For the past two years, I have had the privilege of working with the Philadelphia Young Playwrights Festival. This program trains teachers in the process of playwriting and pairs each participating teacher with a professional playwright who works with the students in intensive theatre workshops. My students have learned about drama from the inside out. They have collaborated with one another in improvisational workshops. They have written and rewritten scenes. They have produced, directed and acted in each other's plays. They have published an anthology of their work. And for the past two years their efforts have been validated by the fact that five of them have won in the city- wide competition. One play has already been performed at Temple University's Tomlinson Theatre and two others will be performed this spring. In addition, my students attended five plays at the Annenberg Theatre, saw at least six professional productions at our school and read at least seven plays including works by Sophocles, Shakespeare, Miller, Ibsen, and August Wilson, Charles Fuller and Ntozake Shange.

When the Standardized tests came along, I certainly wasn't worried that I hadn't covered the Drama part of the curriculum.

Yet, what my students encountered on that test was an excerpt (about 25 lines) from a turn of the century British play---- plunked down on that exam with absolutely no context ---- followed by multiple choice questions about the vocabulary in the dialogue -- a dialogue which was very alien to dialogue that they were familiar with. My students, the award winning playwrights, did poorly on the drama portion of this test.

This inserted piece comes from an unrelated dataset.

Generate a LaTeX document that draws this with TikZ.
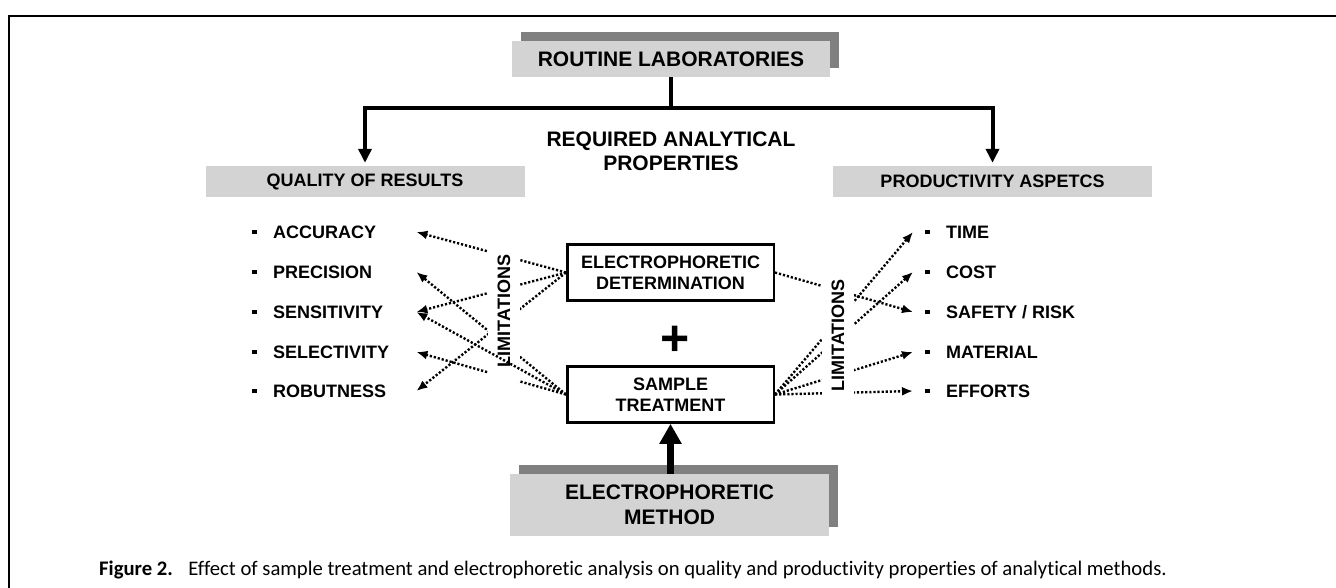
\documentclass[tikz,border=0pt]{standalone}
\usepackage{fontspec}
\setmainfont{Liberation Sans}
\newfontfamily\capfont[Ligatures=NoCommon]{Carlito}
\usetikzlibrary{arrows.meta,shadows}
\definecolor{boxgray}{RGB}{211,211,211}
\definecolor{shadegray}{RGB}{128,128,128}
\newcommand{\sqbul}{\rule[4.3pt]{4.5pt}{4.5pt}}

\begin{document}
\begin{tikzpicture}[x=1pt,y=-1pt,
  big/.style={font=\fontsize{21}{25}\selectfont\bfseries},
  mid/.style={font=\fontsize{18}{21}\selectfont\bfseries},
  raised/.style={fill=boxgray, inner sep=0pt, align=center,
    drop shadow={shadow xshift=9pt, shadow yshift=9pt, fill=shadegray, opacity=1}},
  headbox/.style={fill=boxgray, inner sep=0pt, minimum width=319pt, minimum height=31pt, mid},
  stagebox/.style={draw, line width=2.5pt, minimum width=206.5pt, minimum height=56pt,
    inner sep=0pt, align=center, mid},
  leftitem/.style={mid, anchor=west, inner sep=0pt, text width=164pt, align=left,
    text height=13pt, text depth=0pt},
  rightitem/.style={mid, anchor=west, inner sep=0pt, text height=13pt, text depth=0pt},
  limlabel/.style={mid, rotate=90, fill=white, inner xsep=15pt, inner ysep=9.5pt},
  trunk/.style={line width=4pt},
  dotarrow/.style={line width=2.4pt, dash pattern=on 2.2pt off 1.9pt, -{Latex[length=11pt,width=9pt]}}
]
\useasboundingbox (0,0) rectangle (1336,588);

% page frame
\draw[line width=2pt] (1336,16) -- (9,16) -- (9,588);

% top of the hierarchy
\node[raised, big, minimum width=318pt, minimum height=36pt] (routine) at (671,59) {ROUTINE LABORATORIES};
\node[big, align=center, font=\fontsize{21}{24}\selectfont\bfseries] (required) at (671,151) {REQUIRED ANALYTICAL\\PROPERTIES};
\node[headbox] (quality) at (365,181.5) {QUALITY OF RESULTS};
\node[headbox] (productivity) at (992.5,181.5) {PRODUCTIVITY ASPETCS};

\coordinate (bar) at (671,108);
\draw[trunk] (routine.south) -- (bar);
\draw[trunk, -{Triangle[length=14pt,width=13pt]}, shorten >=3pt] (bar) -| (quality.north);
\draw[trunk, -{Triangle[length=14pt,width=13pt]}, shorten >=3pt] (bar) -| (productivity.north);

% central stages
\node[stagebox] (det) at (670.5,272.5) {ELECTROPHORETIC\\DETERMINATION};
\node[stagebox] (treat) at (670.5,394.5) {SAMPLE\\TREATMENT};
\node[font=\fontsize{50}{50}\selectfont\bfseries, inner sep=0pt] (plus) at (675,341) {+};

% method at the bottom
\node[raised, big, minimum width=319pt, minimum height=62pt] (method) at (669.5,505) {ELECTROPHORETIC\\METHOD};
\draw[line width=7pt, -{Triangle[length=20pt,width=21pt]}] (treat.south |- method.north) -- (treat.south);

% quality properties
\node[leftitem] (acc)  at (252,232) {\sqbul\hspace{16.5pt}ACCURACY};
\node[leftitem] (prec) at (252,272) {\sqbul\hspace{16.5pt}PRECISION};
\node[leftitem] (sens) at (252,312) {\sqbul\hspace{16.5pt}SENSITIVITY};
\node[leftitem] (sel)  at (252,352) {\sqbul\hspace{16.5pt}SELECTIVITY};
\node[leftitem] (rob)  at (252,391) {\sqbul\hspace{16.5pt}ROBUTNESS};

% productivity aspects
\node[rightitem] (time) at (913,232) {\hspace*{12pt}\sqbul\hspace*{16.5pt}TIME};
\node[rightitem] (cost) at (913,272) {\hspace*{12pt}\sqbul\hspace*{16.5pt}COST};
\node[rightitem] (safe) at (913,312) {\hspace*{12pt}\sqbul\hspace*{16.5pt}SAFETY / RISK};
\node[rightitem] (mat)  at (913,352) {\hspace*{12pt}\sqbul\hspace*{16.5pt}MATERIAL};
\node[rightitem] (eff)  at (913,391) {\hspace*{12pt}\sqbul\hspace*{16.5pt}EFFORTS};

% limitation links
\draw[dotarrow] (det.west) -- (acc.east);
\draw[dotarrow] (det.west) -- (sens.east);
\draw[dotarrow] (det.west) -- (rob.east);
\draw[dotarrow] (treat.west) -- (prec.east);
\draw[dotarrow] (treat.west) -- (sel.east);
\draw[dotarrow] (det.east) -- (safe.west);
\draw[dotarrow] (treat.east) -- (time.west);
\draw[dotarrow] (treat.east) -- (cost.west);
\draw[dotarrow] (treat.east) -- (mat.west);
\draw[dotarrow] (treat.east) -- (eff.west);

\node[limlabel] (limleft) at (504,311) {LIMITATIONS};
\node[limlabel] (limright) at (838,335.5) {LIMITATIONS};

\draw[dotarrow] (treat.west) -- (sens.east);

% caption
\node[anchor=base west, inner sep=0pt, font=\capfont\fontsize{20.7}{24}\selectfont] (caption) at (99,575)
  {\textbf{Figure 2.}\hspace{0.75em}Effect of sample treatment and electrophoretic analysis on quality and productivity properties of analytical methods.};
\end{tikzpicture}
\end{document}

Again, the test not only determines what we teach, it determines how we teach it. Surely I will teach drama one way if my goal is to have my students see drama as a living breathing art form with a history and aesthetic tradition - an art form they too have the ability to create. I will teach it another way if my goal is to have my students see drama as just another text to explicate.
We cannot look at assessment without considering the content of the curriculum and we cannot consider curriculum without examining how we view our purpose as educators. This became clear to me when I participated in both the School-Wide and On-Site Writing Assessments. Initially, our task was to look at and assess student writing. But we found that our task was far more complex. Because we discovered that in order to assess student writing, we need criteria. And in order to have criteria, we need a purpose. And in order to express that purpose in a way that is meaningful to our students, we must design our assignments carefully. Then we must create the context and build the framework in which the student can carry out the assignment.

So, while our ostensible purpose was to assess student writing, we did much much more. We reviewed our own practices and analyzed the underlying assumptions informing those practices. We asked ourselves questions such as: Why did we select the reading material that we did? Why did we expect every completed assignment to look the same? Why did we not allow or encourage revision? Why did we only focus on the weaknesses of students' papers? All of these questions and more were raised by teachers in these workshops. As we continue to grapple with these questions and find the answers, we will begin to change our practice.

This type of assessment is costly and time-consuming. But what is our alternative? To go back to trying to design a teacher-proof test? To once again impose the context from the outside? If the test determines what and how teachers teach, shouldn't the teachers help determine what and how the test will test?

Unless, of course, you don't trust the teachers.